Moment 5: Frankie Doogan Takes a Bath

I have nothing against happy endings. I really don’t. But they don’t come to me naturally very often. I would argue, mind you, that everything I write is a happy ending, or at least an optimistic ending, it’s just that I rarely view happiness as dependent on everything working out perfectly. I like a little grit in my life. The way I look at it, it’s going to be there anyway so you might as well figure out how to use it for you.

So my endings don’t usually have an “everyone’s ducks are in a row” type of feel, mainly because my life never seems to have an “everyone’s ducks are in a row” type of feel, and even if it does for a moment the next moment something requiring my attention is bound to pop up, so “ducks in a row” doesn’t seem like a very honest type of ending to write. And why are we lining up our ducks anyway?

Which brings us to the one clear-cut happy ending I wrote for this project, “Black Eyed Susan.” The story of Unnamed Male Narrator and Unnamed Female Narrator (no, they never receive names) wasn’t written with a plan in mind. It wasn’t written with a structure in mind. It wasn’t written with an ending in mind. It was just written. I had a male voice, and he was talking about meeting his wife, and I had his wife, the female voice, talking about meeting her husband. They took it from there and I wound up, much to my surprise, writing a love story. But after a few pages I came to realize that this was only 50% love story. The other 50%? The other 50% was nothing short of a judo match.

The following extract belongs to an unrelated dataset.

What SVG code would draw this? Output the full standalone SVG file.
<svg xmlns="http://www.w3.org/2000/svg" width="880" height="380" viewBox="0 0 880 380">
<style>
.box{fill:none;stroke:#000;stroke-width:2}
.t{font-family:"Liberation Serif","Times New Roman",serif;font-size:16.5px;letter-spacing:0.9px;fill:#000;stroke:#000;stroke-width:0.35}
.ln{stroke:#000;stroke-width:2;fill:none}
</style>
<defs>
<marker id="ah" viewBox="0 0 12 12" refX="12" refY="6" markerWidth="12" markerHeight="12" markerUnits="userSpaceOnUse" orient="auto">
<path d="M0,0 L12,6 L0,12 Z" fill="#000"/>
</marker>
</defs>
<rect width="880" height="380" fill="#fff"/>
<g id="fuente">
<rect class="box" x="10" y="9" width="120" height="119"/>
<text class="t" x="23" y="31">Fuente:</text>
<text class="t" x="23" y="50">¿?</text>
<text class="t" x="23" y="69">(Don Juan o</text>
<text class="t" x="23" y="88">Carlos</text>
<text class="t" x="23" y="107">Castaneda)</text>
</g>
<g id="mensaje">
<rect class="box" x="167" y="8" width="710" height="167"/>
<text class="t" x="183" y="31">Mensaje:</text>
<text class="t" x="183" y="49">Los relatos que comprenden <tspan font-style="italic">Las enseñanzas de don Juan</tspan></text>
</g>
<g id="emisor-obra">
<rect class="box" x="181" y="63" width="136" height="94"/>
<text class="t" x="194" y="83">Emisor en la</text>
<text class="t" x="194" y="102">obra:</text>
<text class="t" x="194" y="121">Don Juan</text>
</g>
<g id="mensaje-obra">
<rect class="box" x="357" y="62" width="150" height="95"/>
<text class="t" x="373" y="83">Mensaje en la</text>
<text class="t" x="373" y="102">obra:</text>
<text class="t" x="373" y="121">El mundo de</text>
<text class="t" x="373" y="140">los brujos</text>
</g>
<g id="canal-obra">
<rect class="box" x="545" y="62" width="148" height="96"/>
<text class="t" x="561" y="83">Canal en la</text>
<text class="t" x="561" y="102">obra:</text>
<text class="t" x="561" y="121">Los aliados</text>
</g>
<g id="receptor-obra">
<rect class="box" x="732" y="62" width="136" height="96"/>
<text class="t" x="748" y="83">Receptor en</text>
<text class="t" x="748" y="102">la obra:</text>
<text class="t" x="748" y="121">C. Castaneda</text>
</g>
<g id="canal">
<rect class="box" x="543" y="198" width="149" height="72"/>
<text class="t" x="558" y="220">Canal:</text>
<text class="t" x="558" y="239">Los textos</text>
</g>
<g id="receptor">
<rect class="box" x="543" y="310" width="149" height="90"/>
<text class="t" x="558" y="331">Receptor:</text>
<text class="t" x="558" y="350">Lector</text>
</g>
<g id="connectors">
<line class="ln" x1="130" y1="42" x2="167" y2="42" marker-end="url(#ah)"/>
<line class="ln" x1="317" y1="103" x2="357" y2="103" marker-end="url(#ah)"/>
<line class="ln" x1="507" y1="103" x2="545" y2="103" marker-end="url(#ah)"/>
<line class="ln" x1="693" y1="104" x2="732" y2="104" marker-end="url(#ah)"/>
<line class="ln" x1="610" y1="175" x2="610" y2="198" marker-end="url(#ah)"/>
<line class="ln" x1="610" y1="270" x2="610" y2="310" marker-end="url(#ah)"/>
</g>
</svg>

Each section was a push from one side or the other. Unnamed Male Narrator would give a few paragraphs of honest emotion and his view of things that put him just far enough out on a limb so that when the section ended and we swapped over to her side of things, Unnamed Female would be able to take his story and neatly tumble it ass-over-elbows with one or two deft sentences. Then Unnamed Female would start telling her point of view, build up steam through her section until she herself had gone a little too far with her viewpoint, and then we’d have another section break and sure enough Unnamed Male would step in and throw Unnamed Female’s story for a tumble.

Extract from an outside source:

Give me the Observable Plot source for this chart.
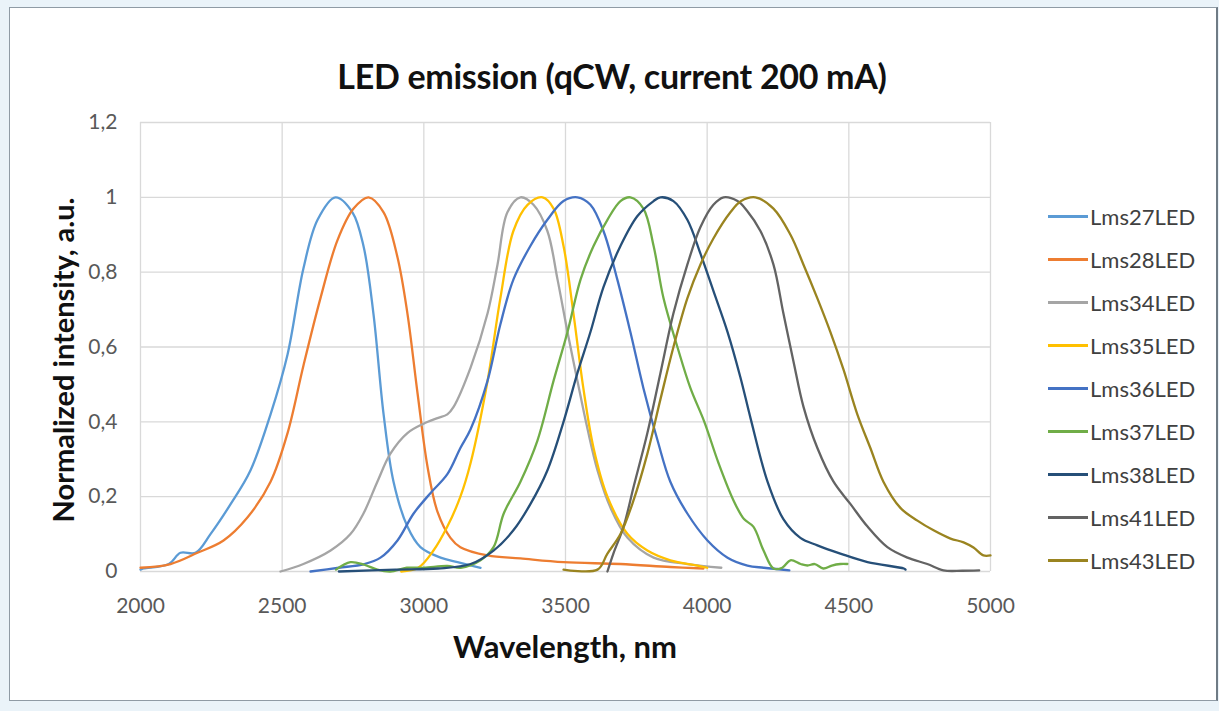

It got to a point where I didn’t know what was coming next; I just knew that when I hit a section break I should duck. The sometimes playful sometimes painful tug of war that brought this story to light was one of the more enjoyable experiences of this project. I loved every turnaround, every section where he saw things one way, would state things quite firmly with his ending sentence, only to have her section open with the complete opposite point of view.

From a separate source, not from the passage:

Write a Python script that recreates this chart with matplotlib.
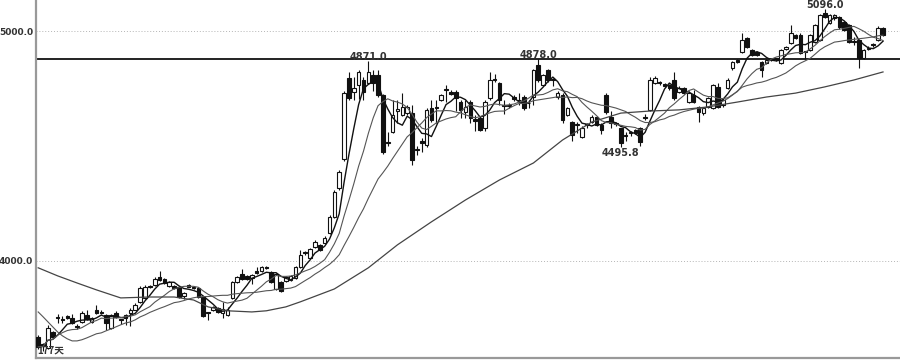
import numpy as np
import pandas as pd
import matplotlib
matplotlib.use("Agg")
import matplotlib.pyplot as plt

# daily OHLC, left to right
opens = [3670, 3640, 3622, 3691, 3752, 3745, 3760, 3752, 3715, 3735,
         3765, 3735, 3787, 3776, 3765, 3709, 3774, 3745, 3752, 3774,
         3787, 3822, 3839, 3890, 3896, 3930, 3922, 3891, 3891, 3887,
         3848, 3896, 3887, 3883, 3843, 3776, 3787, 3796, 3774, 3765,
         3839, 3909, 3943, 3935, 3926, 3957, 3957, 3974, 3952, 3878,
         3909, 3913, 3917, 3926, 3974, 4037, 4013, 4061, 4070, 4078,
         4122, 4191, 4317, 4443, 4796, 4735, 4765, 4787, 4774, 4809,
         4809, 4722, 4515, 4561, 4652, 4635, 4643, 4643, 4485, 4522,
         4504, 4665, 4670, 4700, 4745, 4735, 4735, 4691, 4648, 4691,
         4617, 4622, 4578, 4709, 4790, 4774, 4680, 4676, 4712, 4698,
         4713, 4685, 4713, 4852, 4765, 4830, 4788, 4713, 4722, 4635,
         4604, 4590, 4539, 4592, 4604, 4626, 4591, 4722, 4626, 4596,
         4578, 4544, 4555, 4570, 4578, 4623, 4657, 4774, 4778, 4768,
         4765, 4787, 4735, 4752, 4691, 4722, 4670, 4643, 4670, 4665,
         4757, 4678, 4752, 4839, 4874, 4909, 4970, 4917, 4909, 4865,
         4861, 4875, 4879, 4861, 4922, 4948, 4983, 4983, 4910, 4917,
         4952, 4961, 5078, 5035, 5057, 5061, 5040, 5026, 4953, 4961,
         4883, 4922, 4940, 4961, 5013]
highs = [3678, 3645, 3720, 3695, 3770, 3760, 3765, 3770, 3725, 3780,
         3785, 3757, 3810, 3785, 3770, 3770, 3780, 3748, 3770, 3795,
         3815, 3890, 3895, 3895, 3930, 3957, 3926, 3913, 3895, 3890,
         3865, 3900, 3890, 3887, 3845, 3778, 3803, 3800, 3822, 3800,
         3913, 3935, 3965, 3939, 3943, 3975, 3978, 3978, 3957, 3948,
         3913, 3935, 3939, 3978, 4048, 4045, 4057, 4090, 4075, 4110,
         4200, 4310, 4395, 4740, 4822, 4800, 4830, 4800, 4871, 4830,
         4830, 4725, 4560, 4700, 4700, 4730, 4680, 4680, 4500, 4535,
         4665, 4700, 4700, 4728, 4765, 4745, 4745, 4700, 4700, 4700,
         4635, 4630, 4700, 4822, 4815, 4780, 4700, 4685, 4720, 4730,
         4720, 4700, 4835, 4878, 4815, 4835, 4795, 4740, 4730, 4670,
         4610, 4605, 4585, 4600, 4635, 4630, 4600, 4730, 4650, 4605,
         4580, 4560, 4565, 4575, 4582, 4640, 4800, 4805, 4782, 4772,
         4770, 4822, 4760, 4758, 4740, 4745, 4675, 4670, 4715, 4770,
         4775, 4710, 4795, 4870, 4880, 4991, 4975, 4920, 4912, 4870,
         4878, 4880, 4884, 4922, 4935, 5026, 4988, 4990, 4915, 4988,
         5030, 5075, 5096, 5075, 5075, 5065, 5045, 5030, 4975, 4965,
         4922, 4935, 4950, 5020, 5018]
lows = [3617, 3610, 3615, 3665, 3730, 3730, 3748, 3725, 3705, 3730,
        3743, 3730, 3770, 3768, 3700, 3705, 3752, 3725, 3720, 3715,
        3785, 3818, 3835, 3880, 3890, 3913, 3900, 3887, 3878, 3840,
        3835, 3885, 3878, 3840, 3757, 3745, 3783, 3774, 3752, 3760,
        3835, 3905, 3918, 3918, 3900, 3943, 3952, 3965, 3905, 3874,
        3865, 3909, 3913, 3922, 3970, 4025, 4008, 4057, 4043, 4074,
        4118, 4187, 4310, 4435, 4700, 4700, 4705, 4700, 4770, 4740,
        4715, 4465, 4500, 4555, 4600, 4630, 4635, 4417, 4460, 4474,
        4495, 4605, 4600, 4695, 4690, 4720, 4650, 4620, 4620, 4600,
        4565, 4565, 4565, 4700, 4780, 4680, 4640, 4665, 4695, 4680,
        4655, 4665, 4680, 4780, 4760, 4780, 4760, 4705, 4600, 4630,
        4520, 4555, 4535, 4580, 4600, 4585, 4550, 4640, 4580, 4585,
        4496, 4520, 4545, 4550, 4500, 4615, 4650, 4770, 4765, 4755,
        4745, 4700, 4730, 4725, 4685, 4685, 4604, 4635, 4665, 4660,
        4665, 4670, 4748, 4830, 4862, 4905, 4925, 4890, 4890, 4800,
        4856, 4868, 4870, 4856, 4918, 4944, 4965, 4900, 4880, 4912,
        4948, 4955, 5055, 5030, 5050, 5010, 4998, 4948, 4940, 4839,
        4878, 4918, 4930, 4955, 4978]
closes = [3626, 3630, 3709, 3670, 3750, 3743, 3752, 3730, 3713, 3774,
          3748, 3752, 3774, 3774, 3730, 3765, 3757, 3743, 3765, 3787,
          3809, 3883, 3887, 3885, 3922, 3917, 3904, 3909, 3883, 3843,
          3861, 3887, 3883, 3843, 3761, 3774, 3800, 3778, 3791, 3787,
          3909, 3930, 3922, 3922, 3939, 3948, 3974, 3970, 3909, 3943,
          3870, 3930, 3935, 3974, 4026, 4035, 4052, 4083, 4048, 4100,
          4191, 4300, 4387, 4730, 4709, 4752, 4822, 4735, 4822, 4774,
          4722, 4474, 4513, 4635, 4660, 4670, 4670, 4439, 4483, 4513,
          4657, 4613, 4665, 4722, 4743, 4728, 4709, 4657, 4670, 4622,
          4610, 4570, 4691, 4787, 4785, 4700, 4675, 4680, 4705, 4702,
          4665, 4689, 4830, 4787, 4809, 4787, 4786, 4730, 4613, 4665,
          4548, 4592, 4578, 4590, 4626, 4591, 4570, 4648, 4600, 4594,
          4513, 4542, 4560, 4557, 4517, 4621, 4787, 4796, 4772, 4762,
          4752, 4709, 4752, 4730, 4730, 4691, 4648, 4665, 4709, 4765,
          4670, 4700, 4787, 4865, 4866, 4961, 4930, 4896, 4896, 4830,
          4874, 4873, 4877, 4917, 4930, 4991, 4970, 4904, 4908, 4983,
          5026, 5070, 5061, 5070, 5070, 5017, 5004, 4952, 4951, 4883,
          4917, 4928, 4938, 5013, 4983]

# MA20 for the first 19 days (window reaches back before the first candle)
ma20_head = [3778, 3757, 3735, 3713, 3691, 3674, 3661, 3652, 3652, 3657,
             3665, 3674, 3683, 3687, 3696, 3704, 3713, 3722, 3730]
# long moving average
ma60_idx = [0, 4, 8, 12, 17, 23, 28, 32, 35, 39, 44, 47, 51, 54, 61, 68, 74,
            81, 88, 95, 102, 108, 114, 120, 126, 132, 138, 144, 150, 156,
            162, 168, 174]
ma60_val = [3970, 3935, 3904, 3874, 3839, 3843, 3843, 3830, 3800, 3783,
            3778, 3783, 3800, 3822, 3878, 3970, 4070, 4170, 4265, 4352,
            4426, 4526, 4604, 4643, 4652, 4657, 4670, 4691, 4713, 4730,
            4757, 4787, 4822]

resistance = 4878.0
peak_marks = [(68, 4871.0), (103, 4878.0), (162, 5096.0)]
trough_marks = [(120, 4495.8)]
days_label = "177天"

o = np.array(opens, float)
h = np.array(highs, float)
l = np.array(lows, float)
c = np.array(closes, float)
x = np.arange(len(c))
up = c >= o

s = pd.Series(c)
ma5 = s.rolling(5, min_periods=1).mean()
ma10 = s.rolling(10, min_periods=1).mean()
ma20 = s.rolling(20).mean()
ma20.iloc[:len(ma20_head)] = ma20_head

fig = plt.figure(figsize=(9, 3.63), dpi=100)
ax = fig.add_axes([0.04, 0.014, 0.96, 0.986])

ax.axhline(5000, color="#b5b5b5", lw=0.7, ls=(0, (1, 2)), zorder=0)
ax.axhline(4000, color="#b5b5b5", lw=0.7, ls=(0, (1, 2)), zorder=0)
ax.axhline(resistance, color="#222222", lw=1.4, zorder=1)

ax.vlines(x, l, h, color="#111111", lw=0.8, zorder=2)
body_lo = np.minimum(o, c)
body_h = np.maximum(np.abs(c - o), 4)
ax.bar(x[up], body_h[up], bottom=body_lo[up], width=0.74, color="white",
       edgecolor="#111111", lw=0.8, zorder=3)
ax.bar(x[~up], body_h[~up], bottom=body_lo[~up], width=0.74, color="#111111",
       edgecolor="#111111", lw=0.8, zorder=3)

ax.plot(x, ma5, color="#111111", lw=1.0, zorder=4)
ax.plot(x, ma10, color="#555555", lw=0.8, zorder=4)
ax.plot(x, ma20, color="#555555", lw=0.8, zorder=4)
ax.plot(ma60_idx, ma60_val, color="#444444", lw=0.9, zorder=4)

for i, v in peak_marks:
    ax.annotate(f"{v:.1f}", (i, v), xytext=(0, 0.5), textcoords="offset points",
                ha="center", va="baseline", fontsize=7, fontweight="bold",
                color="#333333", annotation_clip=False)
for i, v in trough_marks:
    ax.annotate(f"{v:.1f}", (i, v), xytext=(0, -1), textcoords="offset points",
                ha="center", va="top", fontsize=7, fontweight="bold",
                color="#333333")

ax.text(0.002, 0.008, days_label, transform=ax.transAxes, fontsize=7,
        fontweight="bold", color="#333333", va="bottom", ha="left",
        family=["Noto Sans CJK SC", "DejaVu Sans"])

ax.set_xlim(-0.45, 177.5)
ax.set_ylim(3578, 5135)
ax.set_xticks([])
ax.set_yticks([4000, 5000])
ax.set_yticklabels(["4000.0", "5000.0"], fontsize=6.5, fontweight="bold",
                   color="#333333")
ax.tick_params(axis="y", length=0, pad=2)
for side in ["top", "right"]:
    ax.spines[side].set_visible(False)
for side in ["left", "bottom"]:
    ax.spines[side].set_color("#999999")
    ax.spines[side].set_linewidth(1.6)

fig.savefig("out.png", dpi=100, facecolor="white")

So slot number five goes to one of their smallest sparring bouts. A quick four sentence break involving Unnamed Male’s rival love interest, one Frankie Doogan, and Unnamed Female’s firm belief that nobody was pulling strings the night of their first kiss. This moment actually prompted a real Frank Doogan out there who had spent time at the Jersey Shore to e-mail me and ask if he had ever inadvertently tried to steal my girlfriend. He didn’t. This story is all fiction.

This moment also caused me to laugh harder than at any other point in this project. I’m talking pushed away from my desk, headphones off, face buried in my hands because I had just burst out cackling so hard I might have freaked out my neighbors.

Three simple sentences.

Then a fourth that changed everything all over again:

Did I know about Frankie Doogan? Of course I knew about Frankie Doogan. Why do you think I pushed him into the bay that night?

Of course karma paid me back after your mother broke my heart.